Take a deep breath: Trevor Tombe, an economics professor at the University of Calgary, said the backlash was predictable—tax increases are rarely popular among those they’re imposed on. But Tombe said the change does its intended job of bringing capital gains in line with wage and dividend taxes. “Before, there was a strong bias to distribute corporate earnings through capital gains, not dividends,” he said. “That detracts from the efficiency of the tax system, and encourages a lot of aggressive tax planning, which is also problematic.”
Tombe said raising the tax rate has a different effect than increasing the inclusion rate. “The inclusion rate is all about just aligning how we treat capital gains versus dividends,” he said. “Whereas the tax rate affects both.”

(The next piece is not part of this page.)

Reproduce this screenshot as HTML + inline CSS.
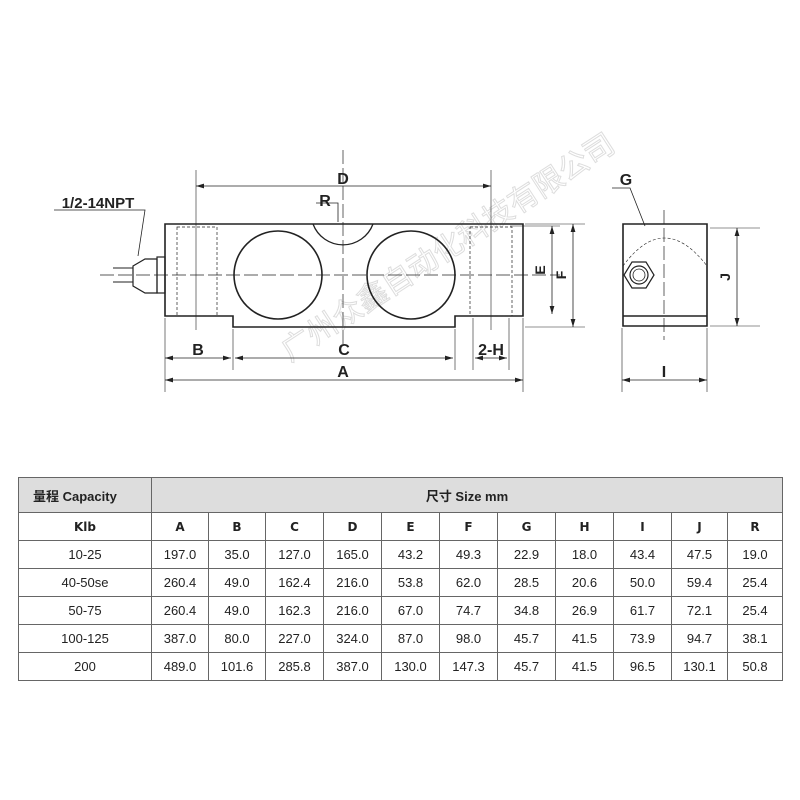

Often the government tinkers with both levers for a broader tax reform, said Tombe. “We definitely shouldn’t exaggerate the implications of this change,” said Tombe, “but it’s entirely fair for some to oppose higher taxes.”
Harmonizing capital gains with dividends taxes doesn’t much help entrepreneurs, said Lake. “People don’t build [startups] thinking, ‘I’m gonna get a dividend and a revenue stream over time,’” he said, “People build them thinking, we’re going to grow it, sell it, do really well and then redeploy [the gains].”
Still, Lake said he thinks most people will live with the tax increase rather than uproot their lives to pay less on capital gains in the U.S. Entrepreneurs just starting their careers and already considering Silicon Valley may be the exception. “They’re much more mobile,” said Lake. “This is just one more thing for them to say, ‘I’m just going to make the move down south.”